Hashes change whenever package is pre-compiled

e3c6 · April 14, 2020, 10:19am

I have a very simple package I am developing, say defined like this:

module MyPkg
struct A
   a::Int
end
end # module

Now in a Julia session, I import this package, and compute a hash of an object:

julia> using MyPkg # first-usage, precompiles
julia> hash(A(5)) # returns a hash

Next, I do some modification of the package source code,

module MyPkg
struct A
   a::Int
end
f() = 2 # modification of package source code
end # module

So next time I use this package, a precompilation is triggered again:

julia> using MyPkg # precompiles again
julia> hash(A(5)) # returns a different hash than before!

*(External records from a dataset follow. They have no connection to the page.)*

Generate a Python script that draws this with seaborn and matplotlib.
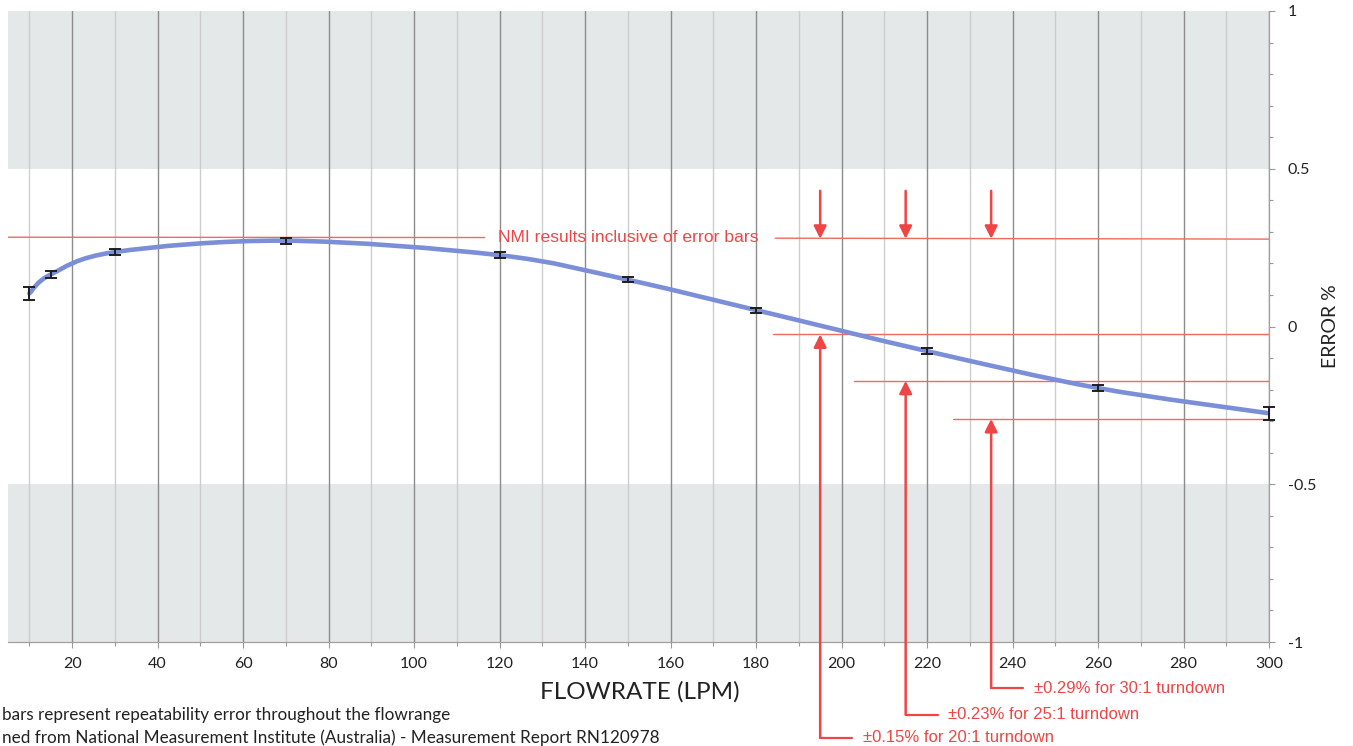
import numpy as np
import matplotlib.pyplot as plt
import seaborn as sns
from matplotlib.path import Path
from matplotlib.patches import PathPatch
from matplotlib.ticker import MultipleLocator

sns.set_theme(style="ticks")
plt.rcParams["font.family"] = ["Lato", "DejaVu Sans"]

flow = [10, 15, 30, 70, 120, 150, 180, 220, 260, 300]
error = [0.105, 0.165, 0.236, 0.272, 0.226, 0.148, 0.052, -0.078, -0.195, -0.275]
repeat = [0.02, 0.01, 0.009, 0.009, 0.009, 0.008, 0.008, 0.009, 0.009, 0.02]

x_ticks = list(range(20, 301, 20))
y_ticks = [-1, -0.5, 0, 0.5, 1]

nmi_level = 0.28
nmi_label = "NMI results inclusive of error bars"
arrow_x = [195, 215, 235]
turndown_level = [-0.025, -0.172, -0.293]
turndown_start = [184, 203, 226]
turndown_text_y = [-1.303, -1.231, -1.146]
turndown_labels = ["±0.15% for 20:1 turndown",
                   "±0.23% for 25:1 turndown",
                   "±0.29% for 30:1 turndown"]

# footnotes as visible in the (left-cropped) scan
note_lines = ["bars represent repeatability error throughout the flowrange",
              "ned from National Measurement Institute (Australia) - Measurement Report RN120978"]

RED = "#ee4646"
LINE_RED = "#f06a5e"
BLUE = "#7b8ed8"


def smooth_path(xs, ys):
    # bezier smoothing like a spreadsheet "smoothed line"
    pts = np.column_stack([xs, ys]).astype(float)
    ext = np.vstack([pts[0], pts, pts[-1]])
    verts = [pts[0]]
    codes = [Path.MOVETO]
    for i in range(len(pts) - 1):
        p0, p1, p2, p3 = ext[i], ext[i + 1], ext[i + 2], ext[i + 3]
        verts += [p1 + (p2 - p0) / 6, p2 - (p3 - p1) / 6, p2]
        codes += [Path.CURVE4] * 3
    return Path(verts, codes)


fig = plt.figure(figsize=(13.53, 7.46), dpi=100)
ax = fig.add_axes([8 / 1353, 104 / 746, 1261 / 1353, 631 / 746])

ax.set_xlim(5, 300)
ax.set_ylim(-1, 1)
ax.set_facecolor("white")

ax.axhspan(0.5, 1, color="#e4e8e8", zorder=0, lw=0)
ax.axhspan(-1, -0.5, color="#e4e8e8", zorder=0, lw=0)

ax.xaxis.set_major_locator(MultipleLocator(20))
ax.xaxis.set_minor_locator(MultipleLocator(10))
ax.yaxis.set_major_locator(MultipleLocator(0.5))
ax.yaxis.set_minor_locator(MultipleLocator(0.1))
ax.set_xticks(x_ticks)
ax.set_yticks(y_ticks)
ax.set_yticklabels(["-1", "-0.5", "0", "0.5", "1"])
ax.grid(axis="x", which="major", color="#8c8c8c", lw=1.0)
ax.grid(axis="x", which="minor", color="#cdcdcd", lw=1.0)
ax.grid(axis="y", visible=False)
ax.set_axisbelow(True)

ax.yaxis.tick_right()
ax.tick_params(axis="both", which="major", direction="out", length=4.5, width=0.8,
               color="#999999", labelsize=11.5, labelcolor="#222222", pad=6)
ax.tick_params(axis="both", which="minor", direction="out", length=3, width=0.8,
               color="#999999")
ax.tick_params(axis="y", which="both", left=False, right=True, pad=9)
for side in ["left", "top"]:
    ax.spines[side].set_visible(False)
for side in ["right", "bottom"]:
    ax.spines[side].set_color("#a0a0a0")
    ax.spines[side].set_linewidth(0.9)

ax.set_xlabel("FLOWRATE (LPM)", fontsize=17.5, color="#222222", va="center")
ax.xaxis.set_label_coords((640 - 8) / 1261, -(692 - 642) / 631)
ax.yaxis.set_label_position("right")
ax.set_ylabel("ERROR %", fontsize=14, color="#222222", rotation=90, va="center")
ax.yaxis.set_label_coords((1330 - 8) / 1261, 0.5)

# error curve + repeatability bars
ax.add_patch(PathPatch(smooth_path(flow, error), facecolor="none", edgecolor=BLUE,
                       lw=3.3, capstyle="round", zorder=3))
eb = ax.errorbar(flow, error, yerr=repeat, fmt="none", ecolor="#1e1e1e", elinewidth=1.4,
                 capsize=4, capthick=1.4, zorder=4)
for art in list(eb.lines[1]) + list(eb.lines[2]):
    art.set_clip_on(False)

# NMI band annotation
ax.plot([5, 116.5], [nmi_level + 0.003, nmi_level + 0.002], color=LINE_RED, lw=1, zorder=2)
ax.plot([184.5, 300], [nmi_level, nmi_level - 0.003], color=LINE_RED, lw=1, zorder=2)
ax.text(150, nmi_level + 0.002, nmi_label, color=RED, fontsize=12.6,
        family=["Liberation Sans", "DejaVu Sans"], ha="center", va="center")

for x, lvl, start, ty, lab in zip(arrow_x, turndown_level, turndown_start,
                                  turndown_text_y, turndown_labels):
    ax.annotate("", xy=(x, nmi_level - 0.002), xytext=(x, 0.43),
                arrowprops=dict(arrowstyle="-|>", color=RED, lw=1.8,
                                mutation_scale=19, shrinkA=0, shrinkB=0), zorder=5)
    ax.plot([start, 300], [lvl, lvl], color=LINE_RED, lw=1, zorder=2)
    ax.annotate("", xy=(x, lvl), xytext=(x, ty),
                arrowprops=dict(arrowstyle="-|>", color=RED, lw=1.8,
                                mutation_scale=19, shrinkA=0, shrinkB=0),
                annotation_clip=False, zorder=5)
    ax.plot([x, x + 7.5], [ty, ty], color=RED, lw=1.6, clip_on=False, zorder=5)
    ax.text(x + 10, ty, lab, color=RED, fontsize=12,
            family=["Liberation Sans", "DejaVu Sans"], ha="left", va="center")

# footnotes
fig.text(2 / 1353, 1 - 715 / 746, note_lines[0],
         ha="left", va="center", fontsize=12.3, color="#222222")
fig.text(2 / 1353, 1 - 738 / 746, note_lines[1],
         ha="left", va="center", fontsize=12.3, color="#222222")

fig.savefig("out.png", dpi=100)
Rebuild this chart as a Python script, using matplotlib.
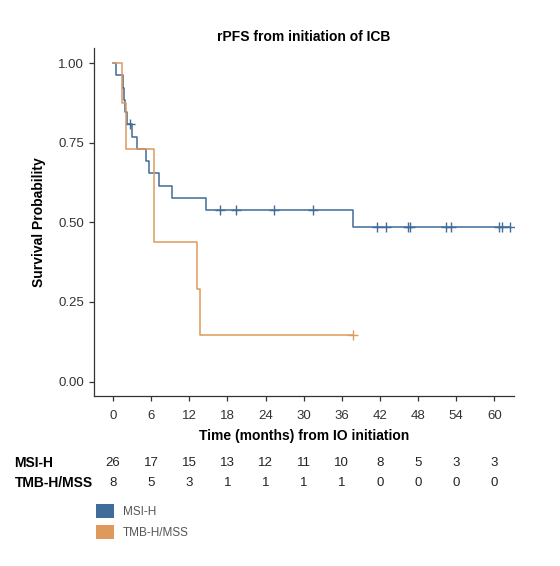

Even though the type A has not changed, for some reason I now get a different hash for A(5). Two questions:

Why is this happening? Why the hash is not the same in the second usage?
How can I get a “deterministic” hash that doesn’t change whenever the package is pre-compiled?

Note that here I am doing “minor” modifications, in that things like the package identity (name, uuid) nor the type A definition have changed. So what is the hash depending on that is changing here?

Tamas_Papp · April 14, 2020, 11:07am

The fallback implementation of hash uses objectid, which is very fast but can change from sessions to session.

The solution is writing your own hash function.

e3c6 · April 14, 2020, 11:18am

Is it possible to have a generic hash function, that doesn’t have this instability?

kristoffer.carlsson · April 14, 2020, 11:43am

https://github.com/andrewcooke/AutoHashEquals.jl

e3c6 · April 14, 2020, 11:47am

Thanks, I think I understand what the problem is. However it seems that the hash should not change if the identity of the object doesn’t change?

e3c6 · April 14, 2020, 11:48am

AutoHashEquals needs to be used at the definition of the type. I meant I would like to have a generic hash that can be used for an outside type (probably defined without AutoHashEquals), and not have this instability.

kristoffer.carlsson · April 14, 2020, 11:56am

Not sure what you mean here. myhash(x) = UInt64(1) would satisfy your criteria.

e3c6 · April 14, 2020, 12:11pm

Yes but that would have too many collisions. I mean satisfying the normal typical requirements of a hash function (as few collisions as possible), but still being consistent even if the package defining a type has to be precompiled (if the type definition itself does not change).

krrutkow · April 14, 2020, 12:16pm

What you are expecting is a persistent hash function, which is not really what hash is meant for. Look to something like https://github.com/staticfloat/SHA.jl for supporting persistent hashing. As a core/builtin function, hash should have the goal of being very performant without excess functionality. I use the fact that it can produce different hashes in different Julia sessions to actually uncover bugs in code. Not my code, of course…

e3c6 · April 14, 2020, 12:23pm

Thanks. Is https://github.com/staticfloat/SHA.jl the same as the stdlib SHA? Unfortunately it seems these functions only take certain kind of arguments (strings, Array{UInt8}, or IO objects).

krrutkow · April 14, 2020, 12:30pm

Yeah, it might be in stdlibs now actually, been a while since I used it directly… You might need to create a method to dispatch for your types, or a generic method to iterate over the propertynames of types to build the SHA.

Tamas_Papp · April 14, 2020, 12:46pm

That would be an option, but note the performance trade-off — for many cases objectid is a good choice.

Generally I think it would make sense to have various predefined implementations of hashing (and of course equality, to be consistent), to which one can opt-in with traits.

e3c6 · April 14, 2020, 12:49pm

Could also be implemented in separate packages. Something like SHA mentioned above, if it handled generic types.